Splendid Isolation
Sometimes the mundane tells you a lot. There I sit in splendid isolation sipping my Lao Beer. Just a few weeks ago this was was the most popular convenience store in Takhmau. I'd have been lucky to get a seat most hours of the day or night. Even if I found a seat I'd have been surrounded by noodle-slurping, smartphone-wielding, game-playing youngsters.
Now they're all gone.
Why are such once favourite venues being sacrificed? If the boycott lasts much longer, they will close. What happened to the phrase often heard, much repeated “Thai goods are best” usually stated when condemning those from Vietnam. Cambodians will miss their Thai products when they are no more. So please do be careful with what you wish for.
We must also remember it is all Cambodians with jobs in these shops, mainly young women. Most of them have few other chances of decent work to help their families. A fair few probably have family members who have had to return from working in Thailand.
Remember “Never Again”? It was heard in the aftermath of the evil Khmer Rouge rule. That call was made most loudly after the end of World World War II, so much so that the new international rules-based order was created. The United Nations and other institutions were established all with one simple hope in mind. It was to find a better way for nations and peoples to resolve their differences than by lethal armed conflict.
Leaders, both political and military, wield the means to wage wars, but they should be subject to restraint by their country-folk, whose blood and treasure they are sacrificing. Evil regimes such as those of Germany and Japan in the 1930s, or the Khmer Rouge of the 1970s, relied on goading people to go along with them. It was easy to command widespread support in those days by indoctrination with poorly educated masses. The 1950s and beyond witnessed the Universal Declaration of Human Rights and concerted formal and informal education for citizens everywhere to know that they had choices.

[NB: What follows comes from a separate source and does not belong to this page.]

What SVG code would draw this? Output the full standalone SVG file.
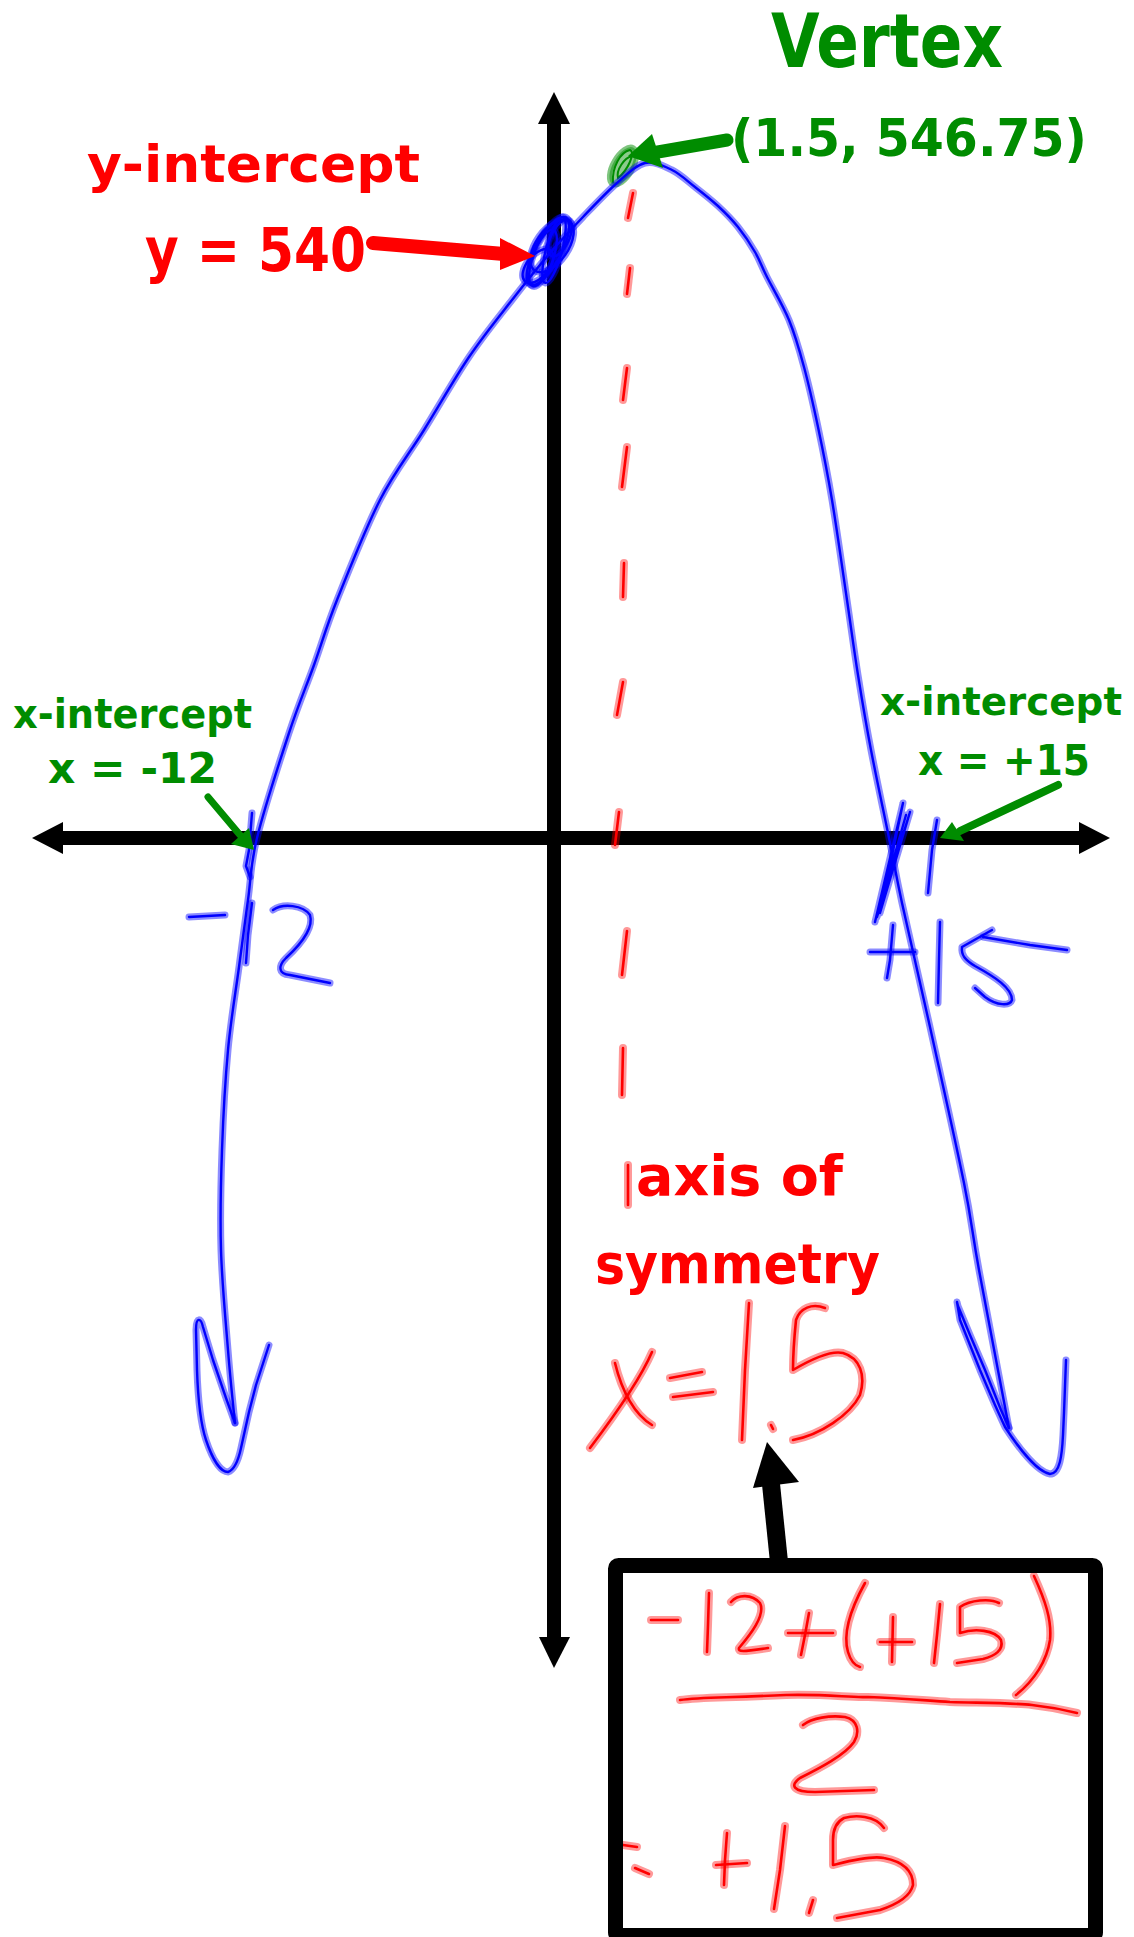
<svg xmlns="http://www.w3.org/2000/svg" xmlns:xlink="http://www.w3.org/1999/xlink" width="1134" height="1937" viewBox="0 0 1134 1937">
<style>
.t{font-family:"DejaVu Sans","Liberation Sans",sans-serif;font-weight:bold}
.g{fill:#008c00}
.r{fill:#ff0000}
.ink{fill:none;stroke-linecap:round;stroke-linejoin:round}
</style>
<defs>
<g id="blueInk">
<path d="M235,1423 C235,1423 230.3,1378.8 228,1350 S222,1283.3 221,1250 S220.8,1183.3 222,1150 S225.2,1080.5 228,1050 S235.7,992 239,967 S245,921.5 248,900 S250.2,865.8 257,838 S279.5,761.8 289,733 S306,687.2 314,665 S326,627.5 337,600 S365.5,528.3 380,500 S409.2,453.8 424,430 S454.3,378.7 469,357 S498.5,317.3 512,300 S538.2,266.8 550,253 S571.8,228.7 583,217 S606.7,192 617,183 S635.8,165.2 645,163 S663.7,166 672,170 S687.3,181 695,187 S710.8,199.3 718,206 S731.8,219.3 738,227 S750.2,243.7 755,252 S761.3,265.7 767,277 S782.8,305 789,320 S799.2,349.2 804,367 S813.3,404.8 818,427 S827.2,471.2 832,500 S842.7,570.8 847,600 S854,650 858,675 S865.8,722.8 871,750 S883.8,812.5 889,838 S895.2,871.5 902,903 S919.7,980.3 930,1027 S955.8,1142.5 964,1183 S971.5,1229.2 979,1270 S999,1375.3 1009,1428"/>
<path d="M235,1423 L226,1398 L213,1360 L203,1327 C201,1318 196,1316 196,1330 L197,1370 C198,1400 201,1425 206,1440 C212,1458 220,1472 228,1472 C234,1470 238,1462 241,1448 L249,1412 L256,1385 L269,1345"/>
<path d="M1009,1428 L1001,1410 L985,1370 L970,1335 L958,1306 L957,1302 L960,1320 L968,1340 L980,1370 L995,1405 L1005,1427 C1020,1450 1038,1472 1050,1474 C1060,1474 1062,1455 1063,1435 L1064,1413 L1066,1360"/>
<path d="M252,813 L249,850 L246,866 L250,877"/>
<path d="M189,917 L225,915"/>
<path d="M252,903 L248,935 L246,963"/>
<path d="M273,910 C283,903 303,905 310,915 C314,928 300,945 286,958 C278,966 278,974 290,975 L330,983"/>
<path d="M875,922 L903,803 L880,913 L910,812 L877,917 L906,815"/>
<path d="M937,820 L932,850 L928,893"/>
<path d="M870,952 L915,952"/>
<path d="M893,925 L890,960 L887,978"/>
<path d="M940,922 L939,960 L938,1003"/>
<path d="M983,937 L1030,945 L1067,950"/>
<path d="M992,930 L962,947 C961,955 965,960 975,966 C995,977 1012,988 1012,1000 C1010,1006 997,1006 985,997 L975,988"/>
<ellipse cx="548" cy="251" rx="38" ry="13" transform="rotate(-62 548 251)"/>
<ellipse cx="543" cy="258" rx="30" ry="10" transform="rotate(-70 543 258)"/>
<ellipse cx="552" cy="246" rx="30" ry="16" transform="rotate(-55 552 246)"/>
<ellipse cx="560" cy="238" rx="20" ry="9" transform="rotate(-65 560 238)"/>
<ellipse cx="538" cy="266" rx="20" ry="11" transform="rotate(-50 538 266)"/>
<ellipse cx="554" cy="250" rx="34" ry="8" transform="rotate(-75 554 250)"/>
</g>
<g id="redInk">
<path d="M633,193 L628,218"/>
<path d="M630,268 L627,294"/>
<path d="M627,368 L623,400"/>
<path d="M627,447 L622,487"/>
<path d="M624,563 L623,597"/>
<path d="M623,682 L617,715"/>
<path d="M619,812 L615,845"/>
<path d="M627,931 L622,975"/>
<path d="M623,1048 L622,1095"/>
<path d="M628,1165 L628,1205"/>
<path d="M652,1352 C640,1380 615,1415 590,1448"/>
<path d="M615,1363 C622,1392 635,1415 652,1425"/>
<path d="M670,1378 L702,1372"/>
<path d="M673,1397 L713,1392"/>
<path d="M749,1303 L745,1370 L742,1440"/>
<path d="M771,1425 L773,1429"/>
<path d="M825,1308 C812,1303 800,1308 796,1320 C794,1340 793,1360 793,1370 C810,1360 830,1350 843,1353 C860,1358 866,1375 860,1395 C850,1415 820,1435 793,1440"/>
<path d="M651,1620 L678,1620"/>
<path d="M709,1593 L708,1625 L707,1652"/>
<path d="M731,1602 C738,1594 752,1594 760,1603 C766,1615 750,1635 739,1648 C738,1652 742,1652 768,1648"/>
<path d="M788,1633 L833,1633"/>
<path d="M809,1613 L805,1635 L801,1655"/>
<path d="M865,1583 C850,1610 843,1635 848,1652 C851,1662 856,1666 860,1667"/>
<path d="M880,1642 L912,1642"/>
<path d="M893,1617 L892,1662"/>
<path d="M940,1604 L937,1635 L934,1663"/>
<path d="M999,1603 C990,1598 970,1600 960,1607 L960,1633 C975,1628 995,1630 1001,1640 C1004,1650 995,1656 983,1659 L957,1663"/>
<path d="M1034,1576 C1045,1600 1052,1620 1050,1640 C1047,1660 1035,1680 1016,1695"/>
<path d="M680,1700 C700,1697 720,1698 786,1695 C830,1694 850,1698 868,1697 C900,1698 920,1700 950,1702 C990,1703 1015,1703 1032,1705 C1050,1707 1065,1710 1077,1713"/>
<path d="M803,1725 C812,1718 830,1715 845,1717 C858,1720 860,1732 854,1742 C845,1755 820,1768 800,1778 C790,1785 792,1792 815,1792 L874,1790"/>
<path d="M623,1845 L637,1847"/>
<path d="M635,1868 L649,1874"/>
<path d="M716,1865 L747,1863"/>
<path d="M727,1833 L725,1860 L724,1885"/>
<path d="M785,1826 L780,1870 L774,1909"/>
<path d="M813,1900 L809,1913"/>
<path d="M884,1828 C875,1815 855,1815 844,1818 C836,1822 833,1830 833,1840 L833,1865 C845,1862 870,1855 884,1858 C905,1862 913,1872 913,1885 C910,1898 895,1905 880,1910 L837,1918"/>
</g>
</defs>

<g id="axes">
<line x1="554" y1="118" x2="554" y2="1642" stroke="#000" stroke-width="14"/>
<polygon points="554,92 538,124 570,124" fill="#000"/>
<polygon points="554,1668 539,1637 570,1637" fill="#000"/>
<line x1="60" y1="838" x2="1082" y2="838" stroke="#000" stroke-width="14"/>
<polygon points="32,838 63,822 63,854" fill="#000"/>
<polygon points="1110,838 1079,822 1079,854" fill="#000"/>
</g>

<g id="symmetry-axis">
<use xlink:href="#redInk" class="ink" stroke="#ff0000" stroke-opacity="0.4" stroke-width="8"/>
<use xlink:href="#redInk" class="ink" stroke="#ff0000" stroke-width="2.6"/>
</g>

<g id="vertex-mark" fill="none" stroke="#008c00" stroke-linecap="round">
<ellipse cx="623" cy="166" rx="21" ry="10" transform="rotate(-60 623 166)" fill="#008c00" fill-opacity="0.45" stroke-opacity="0.5" stroke-width="5"/>
<path d="M613,182 C612,168 620,152 630,150 C636,152 628,170 618,178 C616,170 624,158 632,156" stroke-width="2"/>
</g>

<g id="parabola">
<use xlink:href="#blueInk" class="ink" stroke="#0000ff" stroke-opacity="0.45" stroke-width="7"/>
<use xlink:href="#blueInk" class="ink" stroke="#0000ff" stroke-width="2.4"/>
</g>

<g id="connectors">
<line x1="373" y1="243" x2="504" y2="254" stroke="#ff0000" stroke-width="14" stroke-linecap="round"/>
<polygon points="500,238 535,256 500,270" fill="#ff0000"/>
<line x1="727" y1="140" x2="652" y2="153" stroke="#008c00" stroke-width="13" stroke-linecap="round"/>
<polygon points="652,134 628,156 663,168" fill="#008c00"/>
<line x1="208" y1="797" x2="240" y2="835" stroke="#008c00" stroke-width="7" stroke-linecap="round"/>
<polygon points="231,844 249,828 254,850" fill="#008c00"/>
<line x1="1058" y1="785" x2="960" y2="831" stroke="#008c00" stroke-width="8" stroke-linecap="round"/>
<polygon points="940,838 952,822 964,841" fill="#008c00"/>
<line x1="779" y1="1562" x2="771" y2="1484" stroke="#000" stroke-width="18"/>
<polygon points="767,1442 753,1488 799,1482" fill="#000"/>
</g>

<g id="calc-box">
<rect x="615.5" y="1565.5" width="480" height="370" rx="3" fill="none" stroke="#000" stroke-width="15"/>
</g>

<g id="labels">
<text class="t g" x="771" y="67" font-size="75" textLength="232" lengthAdjust="spacingAndGlyphs">Vertex</text>
<text class="t g" x="731" y="156" font-size="52" textLength="356" lengthAdjust="spacingAndGlyphs">(1.5, 546.75)</text>
<text class="t r" x="87" y="182" font-size="52" textLength="333" lengthAdjust="spacingAndGlyphs">y-intercept</text>
<text class="t r" x="145" y="271" font-size="60" textLength="221" lengthAdjust="spacingAndGlyphs">y = 540</text>
<text class="t g" x="13" y="728" font-size="40" textLength="239" lengthAdjust="spacingAndGlyphs">x-intercept</text>
<text class="t g" x="48" y="783" font-size="42" textLength="169" lengthAdjust="spacingAndGlyphs">x = -12</text>
<text class="t g" x="880" y="715" font-size="39" textLength="242" lengthAdjust="spacingAndGlyphs">x-intercept</text>
<text class="t g" x="918" y="775" font-size="42" textLength="172" lengthAdjust="spacingAndGlyphs">x = +15</text>
<text class="t r" x="636" y="1195" font-size="55" textLength="207" lengthAdjust="spacingAndGlyphs">axis of</text>
<text class="t r" x="595" y="1283" font-size="55" textLength="285" lengthAdjust="spacingAndGlyphs">symmetry</text>
</g>
</svg>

No longer do citizens have to obey leaders unquestioningly. The same thing happened in Cambodia in the 1990s and beyond, in fact on a remarkable scale in a whole host of ways. (E.g Voter Education (page 40); Human Rights; Youth etc)

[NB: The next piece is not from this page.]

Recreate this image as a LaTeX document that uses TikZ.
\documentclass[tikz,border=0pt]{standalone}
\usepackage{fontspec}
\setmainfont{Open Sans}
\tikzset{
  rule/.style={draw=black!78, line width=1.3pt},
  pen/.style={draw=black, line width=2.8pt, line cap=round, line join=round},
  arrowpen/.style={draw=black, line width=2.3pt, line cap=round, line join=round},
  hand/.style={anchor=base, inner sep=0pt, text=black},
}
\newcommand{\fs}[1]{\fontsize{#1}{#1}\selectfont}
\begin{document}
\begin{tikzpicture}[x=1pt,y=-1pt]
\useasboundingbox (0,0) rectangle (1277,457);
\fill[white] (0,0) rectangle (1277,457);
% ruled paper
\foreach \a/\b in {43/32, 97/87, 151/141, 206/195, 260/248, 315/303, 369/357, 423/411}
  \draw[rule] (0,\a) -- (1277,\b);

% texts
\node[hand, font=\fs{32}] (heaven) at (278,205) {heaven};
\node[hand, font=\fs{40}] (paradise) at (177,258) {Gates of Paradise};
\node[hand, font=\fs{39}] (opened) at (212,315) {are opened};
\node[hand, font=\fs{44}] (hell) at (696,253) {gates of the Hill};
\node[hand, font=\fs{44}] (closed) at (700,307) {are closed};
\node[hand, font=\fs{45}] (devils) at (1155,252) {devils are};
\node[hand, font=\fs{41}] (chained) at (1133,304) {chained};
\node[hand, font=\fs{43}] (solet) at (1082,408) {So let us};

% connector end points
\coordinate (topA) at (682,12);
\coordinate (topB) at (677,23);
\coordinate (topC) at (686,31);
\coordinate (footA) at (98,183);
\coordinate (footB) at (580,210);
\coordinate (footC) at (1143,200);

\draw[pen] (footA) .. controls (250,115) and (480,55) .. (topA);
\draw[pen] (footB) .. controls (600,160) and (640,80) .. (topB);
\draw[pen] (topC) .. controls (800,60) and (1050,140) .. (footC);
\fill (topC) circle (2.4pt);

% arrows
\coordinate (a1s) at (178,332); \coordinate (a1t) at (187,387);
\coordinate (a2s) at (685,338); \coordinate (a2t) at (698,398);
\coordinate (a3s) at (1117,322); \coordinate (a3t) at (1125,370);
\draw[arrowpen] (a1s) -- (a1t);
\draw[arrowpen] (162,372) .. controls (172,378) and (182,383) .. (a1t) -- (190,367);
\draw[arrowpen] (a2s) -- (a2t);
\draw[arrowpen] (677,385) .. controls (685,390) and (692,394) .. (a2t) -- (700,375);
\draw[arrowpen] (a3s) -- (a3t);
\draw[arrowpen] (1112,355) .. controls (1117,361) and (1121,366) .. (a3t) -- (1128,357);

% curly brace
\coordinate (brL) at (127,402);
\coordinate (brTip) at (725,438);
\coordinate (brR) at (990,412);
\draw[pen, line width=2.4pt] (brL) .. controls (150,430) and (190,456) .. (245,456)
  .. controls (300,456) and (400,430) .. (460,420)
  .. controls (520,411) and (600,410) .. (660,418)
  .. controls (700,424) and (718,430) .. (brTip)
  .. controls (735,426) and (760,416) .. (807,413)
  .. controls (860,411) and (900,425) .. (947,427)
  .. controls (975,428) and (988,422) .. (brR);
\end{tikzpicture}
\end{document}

Yet here we are again in regional conflict with populations showing due obedience, rallying to nationalistic rhetoric and blithely heeding the call to boycott Thai establishments and goods. The exact same kind of thing is being played out in Thailand against Cambodians.
We keep reading perverse claims about whose culture ancient dress or dance belongs to, when in fact many of these traditions predate the borders that they now fight over. Today's post-colonial nation states and borders just did not exist. The various peoples and groups in South East Asia have much more in common than divides them. Plus of course they have far more to gain from living productively with each other.
Well for now, despite all that new education, an abundance of new technology and forms of media, few people are going against leaders. Indeed brave souls who do risk it are called disloyal, encounter hostility from friends, and worse risk official punishment.
There is no groundswell, no sustained momentum for peace.
Eventually sense will prevail, it always does eventually in the end. Until then or our local shop closes, I will continue to drink my Beer Lao alone in splendid isolation.